An adaptive-cycle engine introduces a third stream of airflow that the engine management system can dynamically redirect between maximum-thrust and fuel-efficient cruise modes in real time.
The operational consequences for a platform like the F-47 are profound. Air Power Asia’s January 2026 analysis confirmed the programme’s specific performance goals:
- a 25% reduction in average fuel consumption
- a substantive reduction in cooling air temperature
- a step-change in the quantity of electrical power the engine can generate to feed next-generation sensors, electronic warfare systems
- directed-energy weapons whose power demands exceed what current combat engines can supply.
For the Indo-Pacific theatre, where the F-22’s combat radius of approximately 590 nautical miles has been identified by successive Air Force assessments as operationally inadequate against Chinese integrated air defence systems.
The WarZone’s reporting on the F-47 contract noted that the platform is envisioned with a combat radius beyond 1,000 nautical miles and the ability to operate as the manned command node for up to eight Collaborative Combat Aircraft drone wingmen simultaneously. Neither of those requirements is achievable without a propulsion system that can dynamically shift between high-thrust and high-efficiency modes across extended mission profiles. The adaptive cycle addresses this envelope.
The Congressional Budget Office has estimated that each F-47 could cost up to $300 million, approximately three times the cost of an F-35. The propulsion system is a primary driver of that figure, and both GE Aerospace and Pratt & Whitney are leveraging digital engineering methodologies as their principal tool for keeping costs tractable — even as the technical demands they are asked to meet exceed those of any combat engine previously built.
The F-47 Programme: Context for the Propulsion Competition
The NGAP programme does not exist in isolation. It is the propulsion pillar of the NGAD initiative, whose broader architecture encompasses the F-47 crewed fighter, the Collaborative Combat Aircraft drone fleet, and the command, sensor, and communications infrastructure that ties them together. On March 21, 2025, Trump announced Boeing had been selected as the prime contractor for the F-47 over Lockheed Martin, in what the aviation industry widely characterised as a major strategic upset. Aerotime reported that the initial contract is valued at approximately $20 billion covering Engineering and Manufacturing Development, with first flight anticipated in 2028 and operational fielding in the 2030s. Boeing’s defence business — which had accumulated more than $7 billion in cost overruns on the KC-46 tanker programme and faced concerns about the wind-down of its F/A-18 Super Hornet production line by 2027 — regarded the F-47 award as a strategic lifeline for its fighter manufacturing infrastructure in St. Louis, Missouri.

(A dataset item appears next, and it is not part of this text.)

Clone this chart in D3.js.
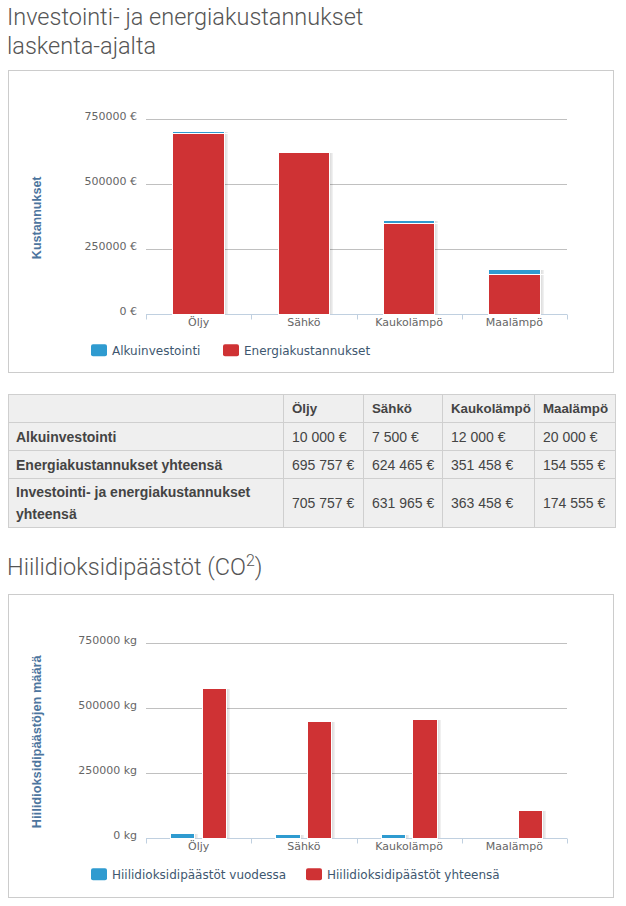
<!DOCTYPE html>
<html>
<head>
<meta charset="utf-8">
<script src="https://cdn.jsdelivr.net/npm/d3@7"></script>
<style>
  html, body { margin: 0; padding: 0; background: #fff; }
  body { width: 626px; height: 906px; position: relative; overflow: hidden; }
  .title { position: absolute; left: 7px; font-family: Roboto, "Open Sans", sans-serif; font-weight: 300; font-size: 23.5px; color: #555; line-height: 29px; }
  .box { position: absolute; left: 8px; width: 606px; border: 1px solid #ccc; box-sizing: border-box; }
  svg { position: absolute; left: 0; top: 0; }
  table { position: absolute; left: 8px; top: 394px; width: 607px; table-layout: fixed; border-collapse: collapse; font-family: "Liberation Sans", Arial, sans-serif; font-size: 14px; color: #444; }
  td, th { border: 1px solid #cfcfcf; background: #efefef; padding: 0 2px 0 8px; text-align: left; vertical-align: middle; white-space: nowrap; overflow: hidden; }
  th { font-weight: bold; font-size: 13.3px; }
  td.lab { font-weight: bold; white-space: normal; padding-left: 7px; }
  sup { font-size: 16px; vertical-align: 9px; line-height: 0; }
</style>
</head>
<body>
<div class="title" style="top:3px;">Investointi- ja energiakustannukset<br>laskenta-ajalta</div>
<div class="box" style="top:70px;height:303px;"></div>
<div class="title" style="top:553px;">Hiilidioksidipäästöt (CO<sup>2</sup>)</div>
<div class="box" style="top:594px;height:304px;"></div>
<table id="tbl"></table>
<svg id="chart" width="626" height="906"></svg>
<script>
const categories = ["Öljy", "Sähkö", "Kaukolämpö", "Maalämpö"];
const investment = [10000, 7500, 12000, 20000];
const energy = [695757, 624465, 351458, 154555];
const totalCost = [705757, 631965, 363458, 174555];
const co2Yearly = [20000, 16000, 16000, 0];
const co2Total = [578000, 452000, 460000, 110000];
const yTicks = [0, 250000, 500000, 750000];
const costSeries = ["Alkuinvestointi", "Energiakustannukset"];
const co2Series = ["Hiilidioksidipäästöt vuodessa", "Hiilidioksidipäästöt yhteensä"];
const rowLabels = ["Alkuinvestointi", "Energiakustannukset yhteensä", "Investointi- ja energiakustannukset yhteensä"];
const colors = ["#2f9bd0", "#cf3234"];

// ---------- table ----------
const fmtEur = v => d3.format(",")(v).replace(/,/g, " ") + " €";
const tbl = d3.select("#tbl");
const colW = [275, 80, 79, 92, 81];
const cg = tbl.append("colgroup");
colW.forEach(w => cg.append("col").style("width", w + "px"));
const hr = tbl.append("tr").style("height", "28px");
hr.append("th");
categories.forEach(c => hr.append("th").text(c));
[investment, energy, totalCost].forEach((arr, r) => {
  const tr = tbl.append("tr").style("height", r === 2 ? "49px" : "28px");
  tr.append("td").attr("class", "lab").style("line-height", "22px").text(rowLabels[r]);
  arr.forEach(v => tr.append("td").text(fmtEur(v)));
});

// ---------- charts ----------
const svg = d3.select("#chart");
const font = "DejaVu Sans, Verdana, sans-serif";

function drawChart(opt) {
  const g = svg.append("g");
  const x = d3.scaleBand().domain(categories).range([146, 567]);
  const y = d3.scaleLinear().domain([0, 750000]).range([opt.y0, opt.y0 - 195]);
  const bw = x.bandwidth();

  g.selectAll(".grid").data(yTicks.filter(t => t > 0)).join("line")
    .attr("x1", 146).attr("x2", 567)
    .attr("y1", d => Math.round(y(d)) + 0.5).attr("y2", d => Math.round(y(d)) + 0.5)
    .attr("stroke", "#c0c0c0").attr("stroke-width", 1);

  g.selectAll(".yl").data(yTicks).join("text")
    .attr("x", 137).attr("y", d => y(d) + 1)
    .attr("text-anchor", "end").attr("font-family", font).attr("font-size", 11).attr("fill", "#666")
    .text(d => d + " " + opt.unit);

  g.append("text")
    .attr("transform", `translate(${41},${(opt.y0 + y(750000)) / 2 + 1}) rotate(-90)`)
    .attr("text-anchor", "middle").attr("font-family", "Liberation Sans, Arial, sans-serif")
    .attr("font-weight", "bold").attr("font-size", opt.titleSize).attr("fill", "#4d759e")
    .text(opt.yTitle);

  const yb = Math.round(opt.y0) + 0.5;
  g.append("line").attr("x1", 146).attr("x2", 567).attr("y1", yb).attr("y2", yb)
    .attr("stroke", "#c0d0e0");
  const tickX = categories.map(c => x(c)).concat([567]);
  g.selectAll(".tk").data(tickX).join("line")
    .attr("x1", d => Math.round(d) + 0.5).attr("x2", d => Math.round(d) + 0.5)
    .attr("y1", yb).attr("y2", yb + 5).attr("stroke", "#c0d0e0");
  g.selectAll(".xl").data(categories).join("text")
    .attr("x", d => x(d) + bw / 2).attr("y", opt.y0 + 12)
    .attr("text-anchor", "middle").attr("font-family", font).attr("font-size", 11).attr("fill", "#666")
    .text(d => d);

  function bar(x0, w, v0, v1, color) {
    if (y(v0) - y(v1) < 2.2) return; // too thin: hidden under the white border
    const top = Math.round(y(v1)), bot = Math.round(y(v0));
    const xl = Math.round(x0), xr = Math.round(x0 + w);
    g.append("rect").attr("x", xr).attr("y", top + 1).attr("width", 3).attr("height", bot - top - 1)
      .attr("fill", "#000").attr("opacity", 0.06);
    g.append("rect").attr("x", xr).attr("y", top + 1).attr("width", 1.5).attr("height", bot - top - 1)
      .attr("fill", "#000").attr("opacity", 0.07);
    g.append("rect").attr("x", xl + 0.5).attr("y", top + 0.5)
      .attr("width", xr - xl - 1).attr("height", bot - top)
      .attr("fill", color).attr("stroke", "#fff").attr("stroke-width", 1);
  }

  if (opt.stacked) {
    const xs = d3.scaleBand().domain([0]).range([0.2 * bw, 0.8 * bw]).paddingInner(0).paddingOuter(0.1);
    categories.forEach((c, i) => {
      const x0 = x(c) + xs(0);
      bar(x0, xs.bandwidth(), 0, opt.a[i], colors[1]);
      bar(x0, xs.bandwidth(), opt.a[i], opt.a[i] + opt.b[i], colors[0]);
    });
  } else {
    const xs = d3.scaleBand().domain([0, 1]).range([0.2 * bw, 0.8 * bw]).paddingInner(0.2).paddingOuter(0.1);
    categories.forEach((c, i) => {
      bar(x(c) + xs(0), xs.bandwidth(), 0, opt.a[i], colors[0]);
      bar(x(c) + xs(1), xs.bandwidth(), 0, opt.b[i], colors[1]);
    });
  }

  const ly = opt.y0 + 30;
  let lx = 91;
  opt.legend.forEach((name, i) => {
    g.append("rect").attr("x", lx).attr("y", ly).attr("width", 16).attr("height", 12)
      .attr("rx", 2).attr("fill", colors[i]);
    g.append("text").attr("x", lx + 21).attr("y", ly + 11)
      .attr("font-family", font).attr("font-size", 12).attr("fill", "#3e576f").text(name);
    lx += opt.legendStep[i];
  });
}

drawChart({ y0: 314.3, unit: "€", yTitle: "Kustannukset", titleSize: 12.5, stacked: true,
  a: energy, b: investment, legend: costSeries, legendStep: [132] });
drawChart({ y0: 838.3, unit: "kg", yTitle: "Hiilidioksidipäästöjen määrä", titleSize: 12.8, stacked: false,
  a: co2Yearly, b: co2Total, legend: co2Series, legendStep: [215] });
</script>
</body>
</html>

The Air Force’s fiscal 2025 budget request allocated $3.3 billion for NGAD development: $2.7 billion for the manned F-47 and $557 million for Collaborative Combat Aircraft. The Air Force has also requested $2.58 billion for NGAP and the broader NGAD programme in its fiscal 2026 budget. The NGAD programme had faced its most acute existential threat in May 2024, when then-Secretary of the Air Force Frank Kendall placed it on formal pause amid cost concerns — with per-unit estimates approaching $300 million per aircraft, or triple the price of an F-35. The pause ended when Trump’s administration resumed the programme following the 2024 election, and the F-47 contract award in March 2025 signalled that the need for a sixth-generation crewed fighter in a potential Indo-Pacific conflict had ultimately outweighed the affordability objection. Wikipedia’s F-47 article confirms a planned procurement of approximately 185–200 aircraft to pair with more than 1,000 CCA drones — roughly two uncrewed systems per F-47 and per F-35A in the combined fleet.